Я жив и здрав, живу в Москве. Больше о себе ничего не имею сказать. Не в обиду будь мне сказано, природа и абсолютное безделье бесконечно удовлетворяли меня: я был доволен и покоен; теперь же, когда мне lege necessitatis[33] приходится садиться за обязательный труд и по-людски в поте лица есть свой хлеб, я недоволен, вдаюсь в хандру, ною, читаю мораль, мизантропствую и строю в своей башке такие конечные выводы, что упаси боже. За 10 дней, пока я живу в Москве, из дому я выходил только 2 раза, на минутку, а то всё время сижу в четырех стенах, понукаю себя к работе и жду весны, когда бы мне опять можно было бездельничать, шататься, есть, писать длинные письма и спорить с либеральными девицами*.
Моя мечта: заработать к весне возможно больше денег, каковые нужны мне для осуществления моих планов, в тиши задуманных.

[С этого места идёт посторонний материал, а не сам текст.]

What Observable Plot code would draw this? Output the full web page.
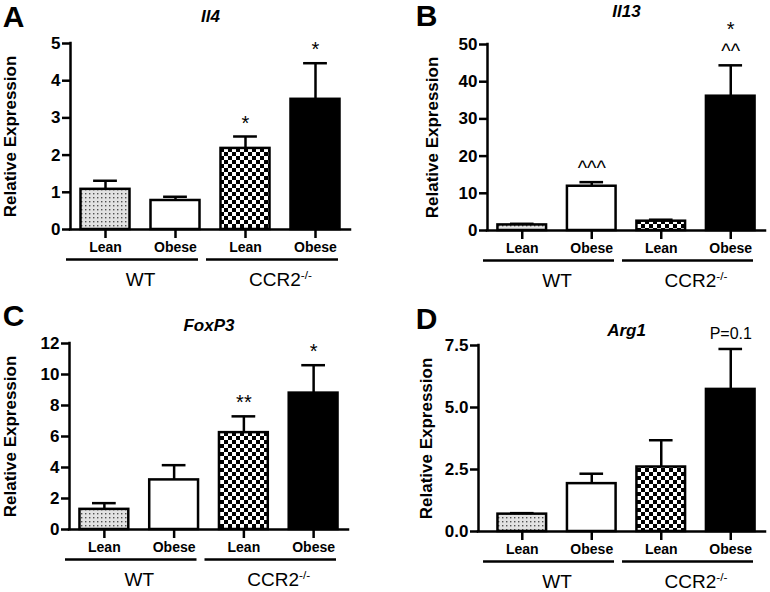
<!DOCTYPE html>
<html><head><meta charset="utf-8">
<script src="https://cdn.jsdelivr.net/npm/d3@7"></script>
<script src="https://cdn.jsdelivr.net/npm/@observablehq/plot@0.6"></script>
<style>
body{margin:0;background:#fff;}
#root{position:relative;width:770px;height:592px;background:#fff;}
.panel{position:absolute;width:385px;height:296px;}
.panel svg{overflow:visible;}
.panel g[aria-label="y-axis tick label"] text{font-weight:bold;}
.panel g[aria-label="x-axis tick label"] text{font-weight:bold;}
</style></head><body>
<svg width="0" height="0" style="position:absolute">
<defs>
<pattern id="stipple" width="4" height="4" patternUnits="userSpaceOnUse">
<rect width="4" height="4" fill="#e2e2e2"/>
<rect x="1" y="1" width="1.4" height="1.4" fill="#505050"/>
</pattern>
<pattern id="checker" width="8" height="8" patternUnits="userSpaceOnUse">
<rect width="8" height="8" fill="#fff"/>
<rect width="4" height="4" fill="#000"/>
<rect x="4" y="4" width="4" height="4" fill="#000"/>
</pattern>
</defs></svg>
<div id="root"></div>
<script>
// ---- data ----
const categories = ["WT Lean", "WT Obese", "CCR2 Lean", "CCR2 Obese"];
const tickLabels = ["Lean", "Obese", "Lean", "Obese"];
const groupNames = ["WT", "CCR2"];
const groupLabels = ["WT", "CCR2"];
const groupSup = ["", "-/-"];
const groupOf = [0, 0, 1, 1];
const panelLetters = ["A", "B", "C", "D"];
const genes = ["Il4", "Il13", "FoxP3", "Arg1"];
const yLabel = "Relative Expression";

const il4Mean = [1.08, 0.78, 2.18, 3.50];
const il4Err = [1.31, 0.88, 2.50, 4.47];
const il4Ann = ["", "", "*", "*"];
const il4Ann2 = ["", "", "", ""];
const il4Ticks = [0, 1, 2, 3, 4, 5];

const il13Mean = [1.5, 11.9, 2.5, 36.1];
const il13Err = [1.8, 13.0, 2.9, 44.4];
const il13Ann = ["", "^^^", "", "^^"];
const il13Ann2 = ["", "", "", "*"];
const il13Ticks = [0, 10, 20, 30, 40, 50];

const foxp3Mean = [1.3, 3.2, 6.25, 8.8];
const foxp3Err = [1.7, 4.15, 7.3, 10.6];
const foxp3Ann = ["", "", "**", "*"];
const foxp3Ann2 = ["", "", "", ""];
const foxp3Ticks = [0, 2, 4, 6, 8, 10, 12];

const arg1Mean = [0.7, 1.93, 2.6, 5.73];
const arg1Err = [0.74, 2.33, 3.68, 7.36];
const arg1Ann = ["", "", "", "P=0.1"];
const arg1Ann2 = ["", "", "", ""];
const arg1Ticks = [0, 2.5, 5, 7.5];

// ---- styles / layout ----
const barFills = ["url(#stipple)", "#ffffff", "url(#checker)", "#000000"];
const FONT = "'Liberation Sans', Arial, Helvetica, sans-serif";

const panels = [
  {letter: panelLetters[0], gene: genes[0], mean: il4Mean, err: il4Err, ann: il4Ann, ann2: il4Ann2, ticks: il4Ticks, fmt: d => d3.format("d")(d),
   pos: [0, 0], mL: 70, mR: 35, mT: 43, mB: 67, xMin: -0.5, labelX: 10.5, titleY: 16, letterX: 13, letterY: 17},
  {letter: panelLetters[1], gene: genes[1], mean: il13Mean, err: il13Err, ann: il13Ann, ann2: il13Ann2, ticks: il13Ticks, fmt: d => d3.format("d")(d),
   pos: [385, 0], mL: 102, mR: 5, mT: 44, mB: 66, xMin: -0.5, labelX: 47.5, titleY: 11, letterX: 41, letterY: 16},
  {letter: panelLetters[2], gene: genes[2], mean: foxp3Mean, err: foxp3Err, ann: foxp3Ann, ann2: foxp3Ann2, ticks: foxp3Ticks, fmt: d => d3.format("d")(d),
   pos: [0, 296], mL: 69, mR: 37, mT: 47, mB: 63, xMin: -0.5, labelX: 10.5, titleY: 29, letterX: 13, letterY: 20},
  {letter: panelLetters[3], gene: genes[3], mean: arg1Mean, err: arg1Err, ann: arg1Ann, ann2: arg1Ann2, ticks: arg1Ticks, fmt: d => d3.format(".1f")(d),
   pos: [385, 296], mL: 93, mR: 5, mT: 49, mB: 61, xMin: -0.63, labelX: 41, titleY: 34, letterX: 41, letterY: 23}
];

const root = document.getElementById("root");
const idx = categories.map((_, i) => i);
const centerIdx = d3.mean(idx);
const isPText = s => /^P/.test(s);

for (const p of panels) {
  const rows = categories.map((c, i) => ({
    i, cat: c, mean: p.mean[i], err: p.err[i], fill: barFills[i],
    ann: [p.ann2[i], p.ann[i]].filter(s => s).join("\n")
  }));
  const groups = groupNames.map((g, k) => {
    const members = idx.filter(i => groupOf[i] === k);
    return {label: groupLabels[k], sup: groupSup[k], first: d3.min(members), last: d3.max(members)};
  });
  const yMax = d3.max(p.ticks);
  const svg = Plot.plot({
    width: 385, height: 296,
    marginLeft: p.mL, marginRight: p.mR, marginTop: p.mT, marginBottom: p.mB,
    style: {fontFamily: FONT, background: "white", overflow: "visible", color: "black"},
    x: {domain: [p.xMin, idx.length - 0.5]},
    y: {domain: [0, yMax]},
    color: {type: "identity"},
    marks: [
      Plot.ruleX(rows, {x: "i", y1: "mean", y2: "err", stroke: "black", strokeWidth: 2.5}),
      Plot.ruleY(rows, {y: "err", x1: d => d.i - 0.17, x2: d => d.i + 0.17, stroke: "black", strokeWidth: 2.5}),
      Plot.rect(rows, {x1: d => d.i - 0.35, x2: d => d.i + 0.35, y1: () => 0, y2: "mean", fill: "fill", stroke: "black", strokeWidth: 2.5}),
      Plot.axisY({ticks: p.ticks, tickFormat: p.fmt, tickSize: 8, tickPadding: 2, fontSize: 17, fontWeight: "bold", strokeWidth: 2.5, label: null}),
      Plot.axisX({ticks: idx, tickFormat: i => tickLabels[i], tickSize: 9, tickPadding: 4, fontSize: 14, fontWeight: "bold", strokeWidth: 2.5, label: null}),
      Plot.ruleY([0], {stroke: "black", strokeWidth: 2.5, strokeLinecap: "square"}),
      Plot.ruleX([p.xMin], {stroke: "black", strokeWidth: 2.5, strokeLinecap: "square"}),
      Plot.ruleY(groups, {y: () => 0, x1: d => d.first - 0.5, x2: d => d.last + 0.5, dy: 30, insetLeft: -4, insetRight: 12, stroke: "black", strokeWidth: 2.5}),
      Plot.text(groups, {x: d => (d.first + d.last) / 2, y: () => 0, dy: 50, text: "label", fontSize: 19, fill: "black"}),
      Plot.text(rows.filter(d => d.ann && !isPText(d.ann)), {x: "i", y: "err", text: "ann", dy: -7, fontSize: 20, lineHeight: 1.1, lineAnchor: "bottom", fill: "black"}),
      Plot.text(rows.filter(d => d.ann && isPText(d.ann)), {x: "i", y: "err", text: "ann", dy: -10, fontSize: 16, lineAnchor: "bottom", fill: "black"}),
      Plot.text([p.gene], {x: () => centerIdx, frameAnchor: "top", lineAnchor: "middle", dy: p.titleY - p.mT, fontSize: 17, fontWeight: "bold", fontStyle: "italic", fill: "black"}),
      Plot.text([yLabel], {frameAnchor: "left", textAnchor: "middle", lineAnchor: "middle", rotate: -90, dx: p.labelX - p.mL, fontSize: 17, fontWeight: "bold", fill: "black"}),
      Plot.text([p.letter], {frameAnchor: "top-left", dx: p.letterX - p.mL, dy: p.letterY - p.mT, textAnchor: "middle", lineAnchor: "middle", fontSize: 30, fontWeight: "bold", fill: "black"})
    ]
  });
  const sel = d3.select(svg);
  sel.selectAll("text").each(function() {
    const t = this.textContent;
    const g = groups.find(g => g.sup && g.label === t);
    if (g && this.childNodes.length === 1 && this.firstChild.nodeType === 3) {
      d3.select(this).append("tspan").attr("dy", "-0.6em").attr("font-size", "0.62em").text(g.sup);
    }
  });
  const wrap = document.createElement("div");
  wrap.className = "panel";
  wrap.style.left = p.pos[0] + "px";
  wrap.style.top = p.pos[1] + "px";
  wrap.appendChild(svg);
  root.appendChild(wrap);
}
</script>
</body></html>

Буду стараться писать вовсю, семо и овамо, вкривь и вкось, не щадя живота, пока не опротивею; вернусь в «Пет<ербургскую> газ<ету>», в «Осколки» и в прочие колыбели моей славы, пойду в «Север», в «Ниву» и куда хотите… Денег, денег!
Жениться мне, что ли???
Вам нравится «Медведь»?* Коли так, пошлю его в цензуру*. Воображаю, сколько деньжищ заработали Вы Вашими «Горами Кавказа»!* Я сижу с 15 рублями, а будущее, когда я начну получать гонорарий, представляется мне таким же отдаленным, как страшный суд. Задолжал я за лето более 500 рублев. Ну, не курицын ли я сын?
Чтобы освежить и обновить воздух в своей квартире, взял к себе в жильцы молодость* в образе гимназиста-первоклассника, ходящего на голове, получающего единицы и прыгающего всем на спины.
Как идет Ваша книжная торговля?*
Если будете в Москве, то милости просим в мою берлогу. Буде увидите Тихонова, передайте и ему мое приглашение. Про «Дачного мужа» — пьесу — я еще ничего не слышал* и не читал; если буду у Корша, то порасспрошу его насчет новых пьес, кину камешек в Ваш огород и о результатах беседы сообщу Вам. Но это едва ли случится раньше 2–3 недель.
Суворин еще в Феодосии, где воздвигает себе замок. Ну, будьте счастливы.
А что мы теряем жизнь* — это так же верно, как то, что Вы носите очки. Впрочем, чёрт его знает!